Q-Free ASA wins its largest-ever contract with IBM, to supply all tolling equipment to the Stockholm Congestion Tax System. In the last half of the year, the company manages to break into the Chilean tolling market with large contracts for its on-board units.
Q-Free ASA carries out an IPO and is listed on the Oslo Stock Exchange on 3 April 2002.
Q-Free ASA acquires 53 percent of Noca Assembly AS.
Q-Free enters the Australian market and creates a new subsidiary company.
Q-Free enters the tolling market in Brazil with orders for tolling equipment to the state of Sao Paulo. Q-Free acquires Nera Mobildata’s ticketing division.
Micro Design AS changes its name to Q-Free AS. Q-Free enters the market in China and The Netherlands and expands into new business areas with the creation of two new divisions: Q-Free Access and Q-Free Ticketing. New subsidiaries are established in Malaysia and Brazil and a representative office in China is opened. Norway’s first installation of integrated smart card based ticketing is awarded to Q-Free’s Ticketing division.
The common European standard for electronic toll collection, based on 5.8GHz, is introduced. The world’s first automatic environmental charging system is installed in Austria using Q-Free equipment.

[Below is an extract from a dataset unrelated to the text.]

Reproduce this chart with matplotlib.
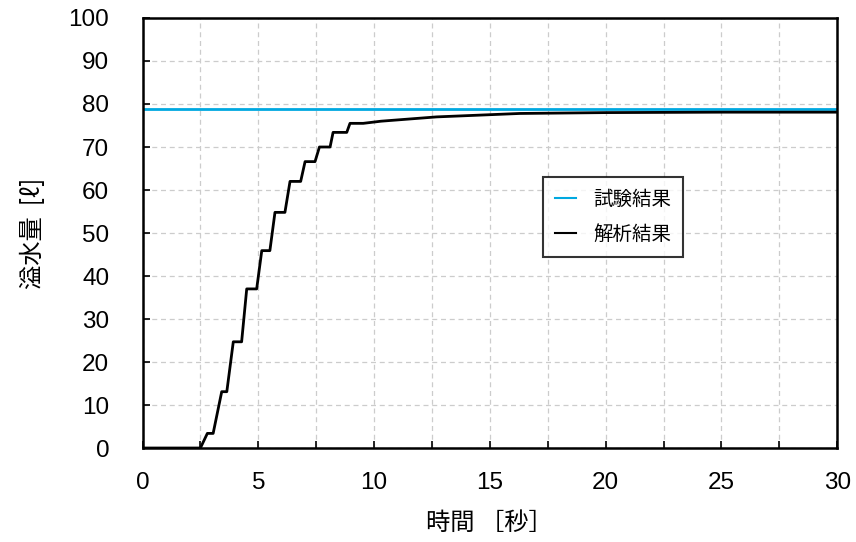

In 1995, Micro Design AS has its first international breakthrough. Its Q-Free system becomes the technology backbone of Portugal´s nationwide Via Verde RUC system. The Company also sets up a national office in Portugal. Over the course of the next four years, it moves into new European markets and worldwide into Malaysia, Australia and Brazil.
Micro Design AS achieves certification for ISO 9001:2000.
5.8GHz is proposed as the new standard in Europe for radio communications for tolling systems.
The Q-Free tolling system is installed in Oslo.
The first Q-Free tolling system is installed in Trondheim.
Micro Design’s first real breakthrough comes when it is awarded the contract with Statens Vegvesen (Norwegian Public Roads Administration) for the development of the ‘Q-Free’ tolling system.
The company is established under the name Micro Design AS.